Josemaría Escrivá Obras
130

As I speak of these things, there comes to mind the dream of that author of the golden age of Spanish literature — I am sure some of you have heard me mention it in other meditations. The writer sees two roads opening up before him. One of them is broad and smooth, easy to travel, with many comfortable inns, taverns and other places of beauty and delight. Along this road go great crowds of people on horseback or in carriages, in a hubbub of music and mindless laughter. One sees a multitude intoxicated by a joy which is simply ephemeral and superficial, for this road leads to a bottomless precipice. It is the road taken by the worldly-minded, ever seeking material pleasure, boasting a happiness that they do not really possess, and craving insatiably for comfort and pleasure... They are terrified at the thought of suffering, self-denial or sacrifice. They have no wish to know anything about the Cross of Christ. They think it is sheer madness. But then it is they who are insane, for they are slaves of envy, gluttony and sensuality.

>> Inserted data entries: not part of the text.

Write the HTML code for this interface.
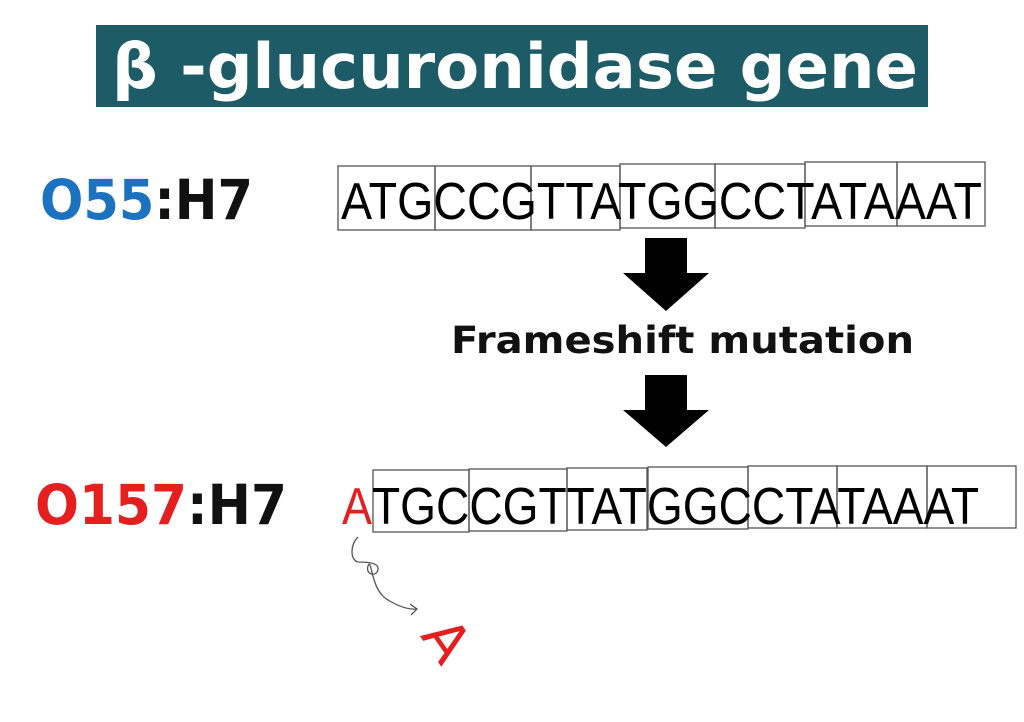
<!DOCTYPE html>
<html><head><meta charset="utf-8"><style>
html,body{margin:0;padding:0;background:#fff;}
svg{display:block;}
</style></head><body>
<svg width="1024" height="722" viewBox="0 0 1024 722" xmlns="http://www.w3.org/2000/svg">
<rect x="0" y="0" width="1024" height="722" fill="#fff"/>
<rect x="96" y="25" width="832" height="82" fill="#1d5c66"/>
<text x="112" y="88" font-family="DejaVu Sans, Liberation Sans, sans-serif" font-weight="600" font-size="62" fill="#fff" textLength="806" lengthAdjust="spacingAndGlyphs">β -glucuronidase gene</text>

<text x="40" y="219" font-family="DejaVu Sans, Liberation Sans, sans-serif" font-weight="600" font-size="55" textLength="213" lengthAdjust="spacingAndGlyphs"><tspan fill="#1a72c0">O55</tspan><tspan fill="#111">:H7</tspan></text>
<text x="35" y="524" font-family="DejaVu Sans, Liberation Sans, sans-serif" font-weight="600" font-size="55" textLength="252" lengthAdjust="spacingAndGlyphs"><tspan fill="#e51f1f">O157</tspan><tspan fill="#111">:H7</tspan></text>

<g fill="none" stroke="#555" stroke-width="1.3">
<rect x="338" y="166" width="97" height="64"/>
<rect x="435" y="166" width="96" height="64"/>
<rect x="531" y="166" width="89" height="64"/>
<rect x="620" y="164" width="95" height="64"/>
<rect x="715" y="164" width="90" height="64"/>
<rect x="805" y="162" width="92" height="64"/>
<rect x="897" y="162" width="88" height="64"/>

<rect x="373" y="470" width="96" height="62"/>
<rect x="469" y="469" width="98" height="62"/>
<rect x="567" y="468" width="80" height="62"/>
<rect x="648" y="467" width="100" height="62"/>
<rect x="748" y="466" width="89" height="62"/>
<rect x="837" y="466" width="90" height="62"/>
<rect x="927" y="466" width="89" height="62"/>
</g>

<g font-family="Liberation Sans, sans-serif" font-size="52" fill="#000">
<text x="341" y="219" textLength="641" lengthAdjust="spacingAndGlyphs">ATGCCGTTATGGCCTATAAAT</text>
<text x="342" y="524" fill="#e51f1f" textLength="30" lengthAdjust="spacingAndGlyphs">A</text>
<text x="372" y="524" textLength="607" lengthAdjust="spacingAndGlyphs">TGCCGTTATGGCCTATAAAT</text>
</g>

<polygon points="645,238 687,238 687,273 709,273 666,311 623,273 645,273" fill="#000"/>
<polygon points="645,375 687,375 687,410 709,410 666,447 623,410 645,410" fill="#000"/>

<text x="451" y="353" font-family="DejaVu Sans, Liberation Sans, sans-serif" font-weight="600" font-size="37" fill="#111" textLength="463" lengthAdjust="spacingAndGlyphs">Frameshift mutation</text>

<path d="M358,537 C350,545 350,560 358,562 C362,562 378,562 378,568 C378,578 365,575 368,566 C372,556 370,590 388,600 C398,606 408,610 417,609" fill="none" stroke="#555" stroke-width="1.3"/>
<path d="M410,604 L417,609 L411,615" fill="none" stroke="#555" stroke-width="1.3"/>

<text x="0" y="0" font-family="DejaVu Sans, Liberation Sans, sans-serif" font-size="56" fill="#e51f1f" text-anchor="middle" transform="translate(447,640) rotate(55)" dy="20">A</text>
</svg>
</body></html>
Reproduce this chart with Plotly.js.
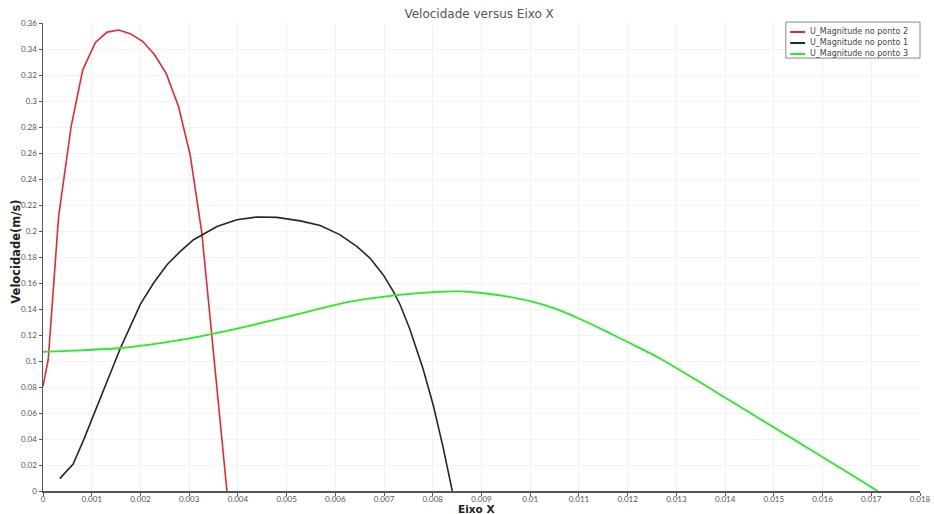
<!DOCTYPE html>
<html>
<head>
<meta charset="utf-8">
<script src="https://cdn.plot.ly/plotly-3.0.1.min.js"></script>
<style>html,body{margin:0;padding:0;background:#fff;}#chart{width:934px;height:514px;}</style>
</head>
<body>
<div id="chart"></div>
<script>
// Series names (legend order)
const seriesNames = ['U_Magnitude no ponto 2', 'U_Magnitude no ponto 1', 'U_Magnitude no ponto 3'];
const seriesColors = ['#e8282c', '#262626', '#22ee22'];

// Series: U_Magnitude no ponto 2 (red)
const ponto2X = [0, 0.000107, 0.00032, 0.000578, 0.000816, 0.001076, 0.001316, 0.001553, 0.00179, 0.002045, 0.00229, 0.00253, 0.00278, 0.00302, 0.00326, 0.0035, 0.003775];
const ponto2Y = [0.0805, 0.101, 0.211, 0.2805, 0.324, 0.345, 0.353, 0.3546, 0.3518, 0.3459, 0.3356, 0.321, 0.2959, 0.2587, 0.1985, 0.105, 0.0];

// Series: U_Magnitude no ponto 1 (black)
const ponto1X = [0.000344, 0.000619, 0.000836, 0.00111, 0.00135, 0.00159, 0.00176, 0.0020, 0.00227, 0.002545, 0.002818, 0.00309, 0.0033, 0.00357, 0.00398, 0.00439, 0.0048, 0.00507, 0.00528, 0.00569, 0.00609, 0.00644, 0.00671, 0.00698, 0.00719, 0.00733, 0.00753, 0.0078, 0.00801, 0.00821, 0.0084];
const ponto1Y = [0.0095, 0.0208, 0.0395, 0.065, 0.088, 0.110, 0.124, 0.1438, 0.160, 0.1741, 0.1843, 0.1933, 0.1977, 0.2035, 0.2087, 0.2108, 0.2105, 0.2092, 0.2078, 0.2043, 0.1972, 0.1882, 0.1792, 0.1664, 0.1535, 0.1433, 0.1245, 0.094, 0.066, 0.034, 0.0];

// Series: U_Magnitude no ponto 3 (green)
const ponto3X = [0, 0.00077, 0.00159, 0.00241, 0.00295, 0.0035, 0.00405, 0.00459, 0.00528, 0.0063, 0.00726, 0.00801, 0.00856, 0.009, 0.00951, 0.01002, 0.01054, 0.01101, 0.01156, 0.01204, 0.01259, 0.01334, 0.01402, 0.0147, 0.01539, 0.01607, 0.01675, 0.01713];
const ponto3Y = [0.107, 0.1082, 0.110, 0.1138, 0.117, 0.121, 0.1254, 0.1302, 0.1365, 0.1456, 0.1506, 0.153, 0.1535, 0.1523, 0.1497, 0.1458, 0.1399, 0.1325, 0.1228, 0.1138, 0.1035, 0.087, 0.0714, 0.0558, 0.0401, 0.0245, 0.0088, 0.0];

// Tick labels
const xTickVals = [0, 0.001, 0.002, 0.003, 0.004, 0.005, 0.006, 0.007, 0.008, 0.009, 0.01, 0.011, 0.012, 0.013, 0.014, 0.015, 0.016, 0.017, 0.018];
const xTickText = ['0', '0.001', '0.002', '0.003', '0.004', '0.005', '0.006', '0.007', '0.008', '0.009', '0.01', '0.011', '0.012', '0.013', '0.014', '0.015', '0.016', '0.017', '0.018'];
const yTickVals = [0, 0.02, 0.04, 0.06, 0.08, 0.1, 0.12, 0.14, 0.16, 0.18, 0.2, 0.22, 0.24, 0.26, 0.28, 0.3, 0.32, 0.34, 0.36];
const yTickText = ['0', '0.02', '0.04', '0.06', '0.08', '0.1', '0.12', '0.14', '0.16', '0.18', '0.2', '0.22', '0.24', '0.26', '0.28', '0.3', '0.32', '0.34', '0.36'];

const FONT = 'Lato, "DejaVu Sans", sans-serif';
const WIDE = '"DejaVu Sans", sans-serif';

const seriesX = [ponto2X, ponto1X, ponto3X];
const seriesY = [ponto2Y, ponto1Y, ponto3Y];
const lineShapes = ['linear', 'linear', 'spline'];
const lineWidths = [1.6, 1.6, 1.8];

const traces = seriesNames.map((n, i) => ({
  x: seriesX[i], y: seriesY[i], type: 'scatter', mode: 'lines', name: n,
  line: {color: seriesColors[i], width: lineWidths[i], shape: lineShapes[i], smoothing: 0.5},
  showlegend: false
}));

// Custom compact legend (paper coordinates)
const lgX0 = 0.847, lgX1 = 1.0, lgY0 = 0.925, lgY1 = 1.002;
const rowY = [0.9808, 0.9573, 0.9338];
const shapes = [{type: 'rect', xref: 'paper', yref: 'paper', x0: lgX0, x1: lgX1, y0: lgY0, y1: lgY1,
                 line: {color: '#888', width: 1}, fillcolor: '#ffffff', layer: 'above'}];
const annotations = [];
seriesNames.forEach((n, i) => {
  shapes.push({type: 'line', xref: 'paper', yref: 'paper', x0: 0.852, x1: 0.869, y0: rowY[i], y1: rowY[i],
               line: {color: seriesColors[i], width: 2}, layer: 'above'});
  annotations.push({xref: 'paper', yref: 'paper', x: 0.8725, y: rowY[i], xanchor: 'left', yanchor: 'middle',
                    text: n, showarrow: false, font: {family: WIDE, size: 8, color: '#444'}});
});
annotations.push({xref: 'paper', yref: 'paper', x: 0.494, y: -0.0375, xanchor: 'center', yanchor: 'middle', borderpad: 0,
                  text: '<b>Eixo X</b>', showarrow: false, font: {family: WIDE, size: 10.5, color: '#222'}});
annotations.push({xref: 'paper', yref: 'paper', x: -0.031, y: 0.511, xanchor: 'center', yanchor: 'middle',
                  text: '<b>Velocidade(m/s)</b>', textangle: -90, showarrow: false, font: {family: WIDE, size: 11.5, color: '#222'}});

const layout = {
  width: 934, height: 514,
  margin: {l: 43, r: 14, t: 23, b: 23, pad: 0},
  paper_bgcolor: '#ffffff', plot_bgcolor: '#ffffff',
  font: {family: FONT, color: '#444'},
  title: {text: 'Velocidade versus Eixo X', font: {family: WIDE, size: 12, color: '#555'}, x: 0.513, xanchor: 'center', y: 0.973, yanchor: 'middle'},
  showlegend: false,
  shapes: shapes,
  annotations: annotations,
  xaxis: {
    range: [0, 0.018], tickmode: 'array', tickvals: xTickVals, ticktext: xTickText,
    showgrid: true, gridcolor: '#f2f2f2', gridwidth: 1, zeroline: false,
    showline: true, linecolor: '#555', linewidth: 1.5, ticks: 'outside', ticklen: 3, tickcolor: '#555',
    ticklabelstandoff: -3,
    tickfont: {family: FONT, size: 8, color: '#555'}, automargin: false
  },
  yaxis: {
    range: [0, 0.36], tickmode: 'array', tickvals: yTickVals, ticktext: yTickText,
    showgrid: true, gridcolor: '#f2f2f2', gridwidth: 1, zeroline: false,
    showline: true, linecolor: '#555', linewidth: 1.5, ticks: 'outside', ticklen: 3, tickcolor: '#555',
    tickfont: {family: FONT, size: 8, color: '#555'}, automargin: false
  }
};

Plotly.newPlot('chart', traces, layout, {displayModeBar: false, staticPlot: true});
</script>
</body>
</html>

They end up suffering far more, and only too late do they realise that they have squandered both their earthly and their eternal happiness in exchange for meaningless trifles. Our Lord has warned us about this. 'The man who tries to save his life shall lose it; it is the man who loses his life for my sake who will secure it. How is a man the better for it if he gains the whole world at the cost of losing his own soul?'

In that dream there is another path which goes in a different direction. It is so steep and narrow that the travellers who take it cannot go on horseback. All who take it must go on foot, perhaps having to zigzag from side to side, but they move steadily on, treading on thorns and briars, picking their way round rocks and boulders. At times their clothing gets torn, and even their flesh. But at the end of this road a garden of paradise awaits them, eternal happiness, Heaven. This is the way taken by holy people, who humble themselves and who, out of love for Jesus, gladly sacrifice themselves for others. It is the path of those who are not afraid of an uphill climb, who bear the cross lovingly, no matter how heavy it may be, because they know that if they fall under its weight they can still get up and continue their ascent. Christ is the strength of these travellers.